To say that Israel’s current policies are hindering more than advancing a solution to the crisis is not to suggest that Israel is somehow to blame for the crisis. It is not. The Jewish state faces a horrendous threat from terrorists bent on its destruction. It is entitled to defend itself. The question is how.
It was just about two years ago that Ariel Sharon was elected prime minister of the Jewish state on a platform that promised peace and security. His intended method of getting there was the firm hand he has favored throughout his career: press the Palestinians hard, then harder still, until they cried Uncle. It hasn’t worked, but Sharon shows little sign of considering other paths.
Returning to the negotiating table to seek a compromise agreement? Not until terrorism ends. Israel won’t “negotiate under fire,” Sharon said again last month, during a meeting with visiting Senator Joseph Lieberman. What that means, of course, is that any extremist with a gun or a sack of fertilizer can dictate the fate of the region. But principles are principles.
Unilateral separation from the Palestinians?
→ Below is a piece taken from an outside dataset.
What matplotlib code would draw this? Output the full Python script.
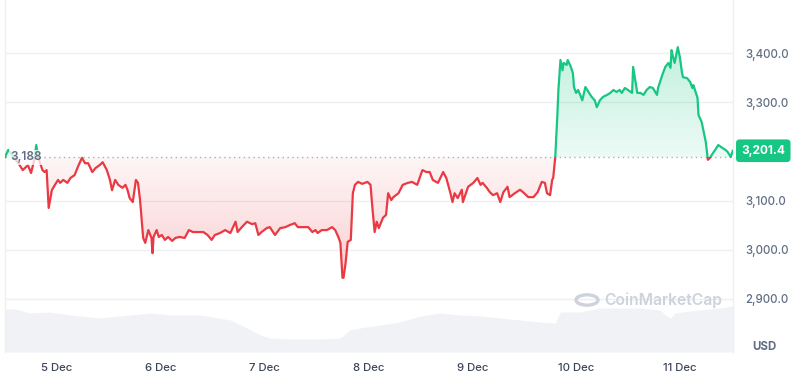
import numpy as np
import matplotlib
matplotlib.use("Agg")
import matplotlib.pyplot as plt
from matplotlib.path import Path
from matplotlib.patches import Rectangle, Circle
from matplotlib.colors import to_rgb

plt.rcParams['font.family'] = ['Inter', 'DejaVu Sans']

# ---- data (time in fractional day-of-December, price in USD) ----
t = [4.50, 4.53, 4.59, 4.64, 4.67, 4.72, 4.75, 4.78, 4.80, 4.82, 4.86, 4.88, 4.90, 4.92,
     4.95, 4.98, 5.01, 5.03, 5.06, 5.10, 5.13, 5.17, 5.20, 5.24, 5.27, 5.30, 5.34, 5.37,
     5.41, 5.44, 5.48, 5.51, 5.53, 5.56, 5.59, 5.63, 5.66, 5.68, 5.70, 5.73, 5.76, 5.78,
     5.80, 5.83, 5.85, 5.88, 5.91, 5.92, 5.93, 5.96, 5.98, 6.01, 6.04, 6.07, 6.11, 6.14,
     6.18, 6.23, 6.27, 6.31, 6.36, 6.41, 6.45, 6.49, 6.52, 6.57, 6.62, 6.67, 6.72, 6.74,
     6.78, 6.83, 6.88, 6.91, 6.94, 6.97, 7.02, 7.05, 7.10, 7.15, 7.20, 7.24, 7.29, 7.32,
     7.37, 7.42, 7.46, 7.49, 7.51, 7.55, 7.60, 7.65, 7.68, 7.71, 7.73, 7.75, 7.76, 7.78,
     7.80, 7.83, 7.85, 7.87, 7.90, 7.94, 7.99, 8.02, 8.04, 8.06, 8.08, 8.10, 8.14, 8.17,
     8.19, 8.22, 8.24, 8.29, 8.33, 8.38, 8.42, 8.47, 8.52, 8.56, 8.59, 8.62, 8.67, 8.72,
     8.75, 8.79, 8.81, 8.83, 8.86, 8.90, 8.91, 8.96, 9.01, 9.05, 9.08, 9.10, 9.14, 9.17,
     9.20, 9.24, 9.27, 9.30, 9.34, 9.36, 9.41, 9.46, 9.49, 9.54, 9.59, 9.63, 9.67, 9.70,
     9.72, 9.75, 9.77, 9.78, 9.80, 9.82, 9.83, 9.85, 9.87, 9.88, 9.91, 9.92, 9.95, 9.97,
     9.98, 10.00, 10.02, 10.04, 10.06, 10.09, 10.12, 10.15, 10.18, 10.20, 10.23, 10.26,
     10.30, 10.33, 10.36, 10.39, 10.42, 10.44, 10.47, 10.50, 10.54, 10.55, 10.57, 10.59,
     10.62, 10.65, 10.68, 10.71, 10.74, 10.78, 10.79, 10.83, 10.86, 10.89, 10.91, 10.92,
     10.93, 10.95, 10.97, 10.98, 11.00, 11.02, 11.03, 11.07, 11.10, 11.12, 11.13, 11.17,
     11.18, 11.21, 11.23, 11.25, 11.27, 11.29, 11.32, 11.34, 11.37, 11.41, 11.44, 11.46,
     11.49, 11.51]
price = [3189, 3203, 3187, 3172, 3162, 3172, 3156, 3182, 3213, 3187, 3162, 3158, 3162, 3085,
         3121, 3132, 3142, 3136, 3142, 3136, 3146, 3152, 3168, 3187, 3176, 3176, 3158, 3166,
         3172, 3178, 3162, 3142, 3121, 3142, 3132, 3126, 3132, 3121, 3105, 3097, 3142, 3136,
         3101, 3024, 3014, 3040, 3024, 2993, 3026, 3040, 3026, 3030, 3020, 3026, 3018, 3024,
         3026, 3024, 3040, 3036, 3036, 3036, 3030, 3020, 3030, 3034, 3040, 3034, 3057, 3036,
         3046, 3057, 3052, 3054, 3030, 3036, 3044, 3046, 3030, 3044, 3046, 3050, 3054, 3046,
         3046, 3046, 3036, 3040, 3034, 3040, 3040, 3046, 3040, 3026, 3014, 2943, 2943, 2973,
         3016, 3020, 3115, 3132, 3138, 3134, 3138, 3132, 3081, 3036, 3057, 3044, 3065, 3071,
         3115, 3101, 3107, 3115, 3132, 3136, 3138, 3132, 3162, 3158, 3158, 3142, 3136, 3158,
         3146, 3115, 3097, 3115, 3105, 3122, 3097, 3128, 3136, 3146, 3132, 3136, 3126, 3117,
         3111, 3115, 3097, 3117, 3128, 3107, 3115, 3122, 3117, 3107, 3107, 3117, 3138, 3136,
         3115, 3111, 3142, 3146, 3189, 3274, 3325, 3386, 3365, 3380, 3376, 3386, 3372, 3359,
         3331, 3319, 3325, 3315, 3304, 3331, 3321, 3311, 3304, 3290, 3304, 3311,
         3315, 3319, 3325, 3321, 3325, 3319, 3329, 3325, 3319, 3372, 3345, 3319,
         3319, 3315, 3325, 3331, 3329, 3315, 3329, 3355, 3372, 3380, 3370, 3406,
         3396, 3380, 3402, 3412, 3392, 3361, 3351, 3349, 3341, 3329, 3335, 3309,
         3274, 3260, 3239, 3219, 3183, 3187, 3197, 3203, 3213, 3207, 3203, 3199,
         3189, 3201.4]
baseline = 3188
vol_t = [4.50, 4.60, 4.74, 4.93, 5.13, 5.41, 5.70, 5.90, 6.09, 6.38, 6.67, 6.81, 6.96, 7.05,
         7.24, 7.53, 7.73, 7.82, 7.92, 8.11, 8.30, 8.50, 8.69, 8.88, 9.08, 9.27, 9.46, 9.65,
         9.80, 9.85, 10.04, 10.23, 10.62, 10.81, 10.86, 10.91, 10.95, 11.10, 11.39, 11.51]
volume = [43, 43, 39, 40, 37, 34, 37, 39, 37, 37, 32, 25, 17, 14,
          13, 13, 14, 22, 24, 27, 30, 36, 39, 37, 36, 34, 32, 30,
          29, 40, 40, 44, 44, 42, 37, 34, 39, 41, 44, 46]
tick_days = [5, 6, 7, 8, 9, 10, 11]
tick_labels = ['5 Dec', '6 Dec', '7 Dec', '8 Dec', '9 Dec', '10 Dec', '11 Dec']
y_ticks = [2900, 3000, 3100, 3300, 3400]
y_tick_labels = ['2,900.0', '3,000.0', '3,100.0', '3,300.0', '3,400.0']

GREEN = '#16c784'
RED = '#ea3943'
TXT = '#616e85'

t = np.array(t)
price = np.array(price)

fig = plt.figure(figsize=(8, 3.76), dpi=100)
W, H = 800, 376
ax = fig.add_axes([5 / W, 24 / H, 728 / W, 352 / H])
xmin, xmax = 4.499, 11.512
ymin, ymax = 2792, 3508

# volume (background)
axv = ax.twinx()
axv.fill_between(vol_t, volume, 0, color='#f0f2f6', lw=0, zorder=0)
axv.set_ylim(0, 352)
axv.set_axis_off()
ax.set_zorder(axv.get_zorder() + 1)
ax.patch.set_visible(False)

ax.set_xlim(xmin, xmax)
ax.set_ylim(ymin, ymax)

# grid
for yv in y_ticks:
    ax.axhline(yv, color='#eceff3', lw=1.0, zorder=1)

# gradient fills
def grad_fill(mask, c, y0, y1, a0, a1):
    coll = ax.fill_between(t, price, baseline, where=mask, interpolate=True,
                           facecolor='none', edgecolor='none')
    paths = coll.get_paths()
    if not paths:
        return
    cp = Path.make_compound_path(*paths)
    n = 256
    rgb = to_rgb(c)
    img = np.zeros((n, 2, 4))
    img[:, :, :3] = rgb
    alphas = np.linspace(a0, a1, n)
    img[:, :, 3] = alphas[:, None]
    lo, hi = min(y0, y1), max(y0, y1)
    if y0 > y1:
        img = img[::-1]
    im = ax.imshow(img, extent=[xmin, xmax, lo, hi], origin='lower', aspect='auto',
                   interpolation='bilinear', zorder=2)
    im.set_clip_path(cp, transform=ax.transData)

grad_fill(price >= baseline, GREEN, baseline, 3420, 0.08, 0.27)
grad_fill(price <= baseline, RED, baseline, 2940, 0.05, 0.24)
ax.set_xlim(xmin, xmax)
ax.set_ylim(ymin, ymax)

# baseline dotted
ax.axhline(baseline, color='#a6b0c3', lw=1.0, ls=(0, (1, 2.5)), zorder=3)

# line coloured above/below baseline
lg, = ax.plot(t, price, color=GREEN, lw=1.6, zorder=4, solid_joinstyle='round')
lg.set_clip_path(Rectangle((xmin, baseline), xmax - xmin, 1000, transform=ax.transData))
lr, = ax.plot(t, price, color=RED, lw=1.6, zorder=4, solid_joinstyle='round')
lr.set_clip_path(Rectangle((xmin, baseline - 1000), xmax - xmin, 1000, transform=ax.transData))

# baseline label
ax.text(4.55, baseline, '3,188', color=TXT, fontsize=8.5, fontweight='semibold',
        va='center', ha='left', zorder=6,
        bbox=dict(boxstyle='square,pad=0.15', fc='white', ec='none', alpha=0.75))

# axes styling
for s in ['top', 'bottom']:
    ax.spines[s].set_visible(False)
for s in ['left', 'right']:
    ax.spines[s].set_color('#eceff3')
    ax.spines[s].set_linewidth(1.0)

ax.yaxis.tick_right()
ax.set_yticks(y_ticks)
ax.set_yticklabels(y_tick_labels)
ax.tick_params(axis='y', length=0, pad=9, labelsize=8.3, labelcolor=TXT)
ax.set_xticks(tick_days)
ax.set_xticklabels(tick_labels)
ax.tick_params(axis='x', length=0, pad=8, labelsize=8.2, labelcolor='#3d4658')
for lab in ax.get_yticklabels() + ax.get_xticklabels():
    lab.set_fontweight('medium')

# current price tag
ax.annotate(f'{price[-1]:,.1f}', xy=(1, price[-1]), xycoords=('axes fraction', 'data'),
            xytext=(6, 0), textcoords='offset points', ha='left', va='center',
            color='white', fontsize=8.5, fontweight='bold', annotation_clip=False,
            bbox=dict(boxstyle='round,pad=0.45,rounding_size=0.3', fc=GREEN, ec='none'))

fig.text(752 / W, 1 - 347 / H, 'USD', color=TXT, fontsize=8.3, fontweight='bold',
         ha='left', va='center')

# watermark
wm = '#cdd3dc'
fig.patches.append(Circle((587 / W, 1 - 300 / H), 11 / W, transform=fig.transFigure,
                          fill=False, ec=wm, lw=2.4, zorder=10))
fig.text(604 / W, 1 - 300 / H, 'CoinMarketCap', color=wm, fontsize=11.3,
         fontweight='semibold', ha='left', va='center', zorder=10)

fig.savefig('out.png', dpi=100)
That would give the Palestinians just what they want, Israeli withdrawal, which would amount to “rewarding terrorism,” as Israel’s hawkish military chief of staff, Moshe Ya’alon, has stated repeatedly.
One of the oddities of the Israeli right is the effort it expends attempting to prove that Arab and Muslim hostility to Israel is not a response to particular policies but a deep-seated cultural phenomenon that is unlikely to change — all the while insisting that Israel should resist any change in the status quo until Arab attitudes toward Israel change.
That’s a recipe for continued misery on both sides.